Learning by Transference: Training Graph Neural Networks on Growing Graphs
This addresses scalability limitations for researchers and practitioners using GNNs on large networks, but it is incremental as it builds on existing graphon theory and gradient descent methods.
The paper tackles the high computational cost of training graph neural networks (GNNs) on large-scale graphs by proposing a method to train GNNs on growing graphs, inspired by graphon neural networks (WNNs). It shows that this approach retains comparable performance to training on full large graphs at reduced computational cost, as benchmarked on a decentralized control problem.

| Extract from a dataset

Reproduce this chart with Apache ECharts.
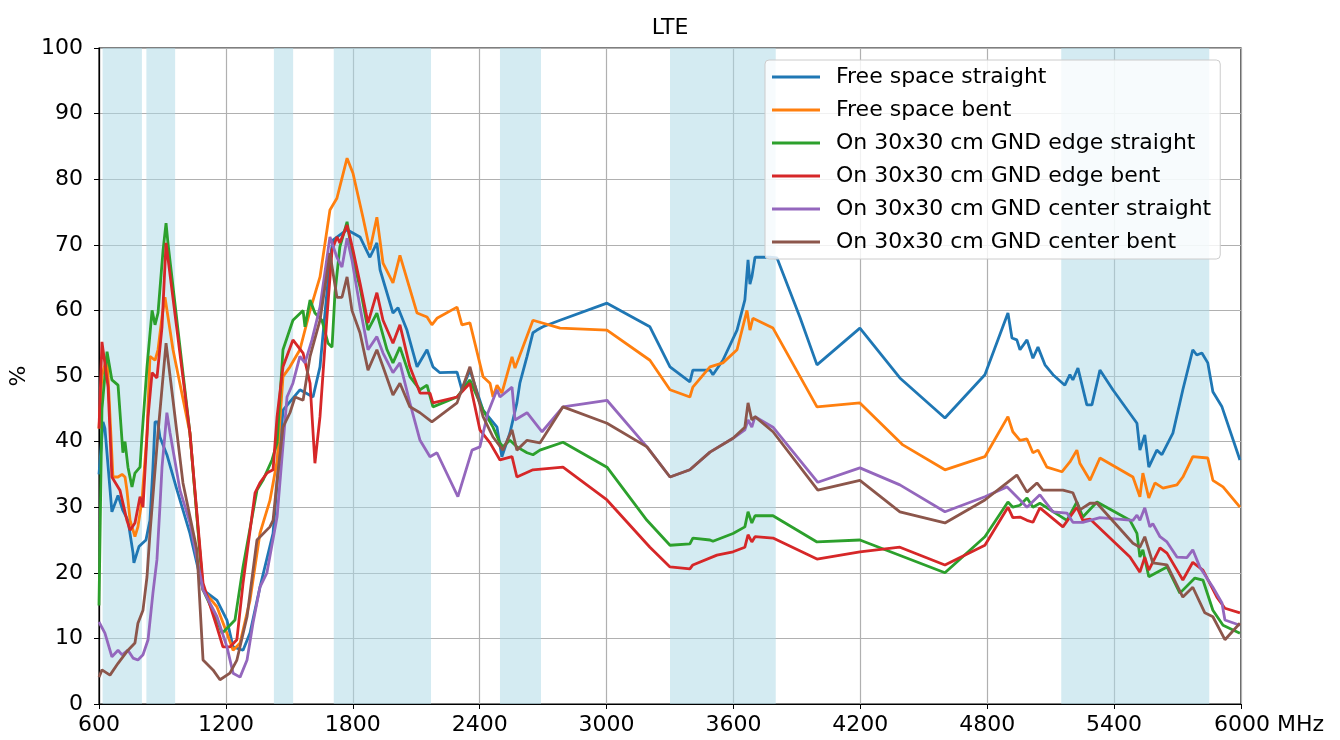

Graph neural networks (GNNs) use graph convolutions to exploit network invariances and learn meaningful feature representations from network data. However, on large-scale graphs convolutions incur in high computational cost, leading to scalability limitations. Leveraging the graphon -- the limit object of a graph -- in this paper we consider the problem of learning a graphon neural network (WNN) -- the limit object of a GNN -- by training GNNs on graphs sampled from the graphon. Under smoothness conditions, we show that: (i) the expected distance between the learning steps on the GNN and on the WNN decreases asymptotically with the size of the graph, and (ii) when training on a sequence of growing graphs, gradient descent follows the learning direction of the WNN. Inspired by these results, we propose a novel algorithm to learn GNNs on large-scale graphs that, starting from a moderate number of nodes, successively increases the size of the graph during training. This algorithm is further benchmarked on a decentralized control problem, where it retains comparable performance to its large-scale counterpart at a reduced computational cost.